Rapport de majorité de M. Bertrand Buchs (PDC)
Rapport de minorité de M. Christo Ivanov (UDC)

Premier débat

Le président. Nous abordons le PL 10928-A en catégorie II, quarante minutes. Monsieur le député Buchs, vous avez la parole.

M. Bertrand Buchs (PDC), rapporteur de majorité. Merci beaucoup, Monsieur le président. Je serai bref, parce que ce point a déjà été élucidé: actuellement, en accord avec le Conseil d'Etat, la Cour des comptes peut avoir accès à des données protégées par le secret fiscal; elle peut lui faire une demande pour y avoir accès. Si le Conseil d'Etat est d'accord, les magistrats ont juste à prêter serment devant lui. Ce projet de loi n'a donc plus aucune utilité. Je pense que M. Ivanov va nous annoncer qu'il le retire. Je vous remercie.

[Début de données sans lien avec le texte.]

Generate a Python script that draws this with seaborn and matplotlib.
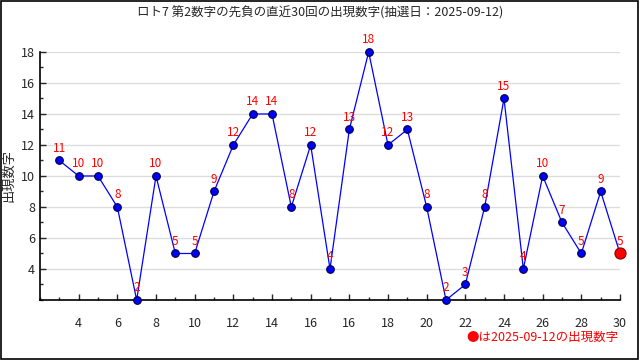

M. Christo Ivanov (UDC), rapporteur de minorité. Non, je rassure tout de suite M. Buchs, je ne vais pas retirer cet excellent projet de loi, comme vous venez de le dire vous-même. En effet, il propose d'autoriser la Cour des comptes à accéder aux données actuellement protégées par le secret fiscal, ce qui revêt la plus grande importance. Ainsi, en l'absence d'un cadre légal permettant la levée du secret fiscal, pas moins de 50% de l'effectif du département des finances peut faire l'objet d'une analyse de la qualité de son travail. Le contrôle de la légalité, de la régularité comptable ou de la gestion de 70% des revenus de l'administration cantonale ou encore celui de la légalité et de la gestion de certaines aides sociales ou allocations échappe à l'examen de la Cour des comptes. Je m'arrêterai là pour l'instant et reprendrai peut-être la parole plus tard, mais pour toutes ces raisons, je vous demande de bien vouloir accepter ce projet de loi.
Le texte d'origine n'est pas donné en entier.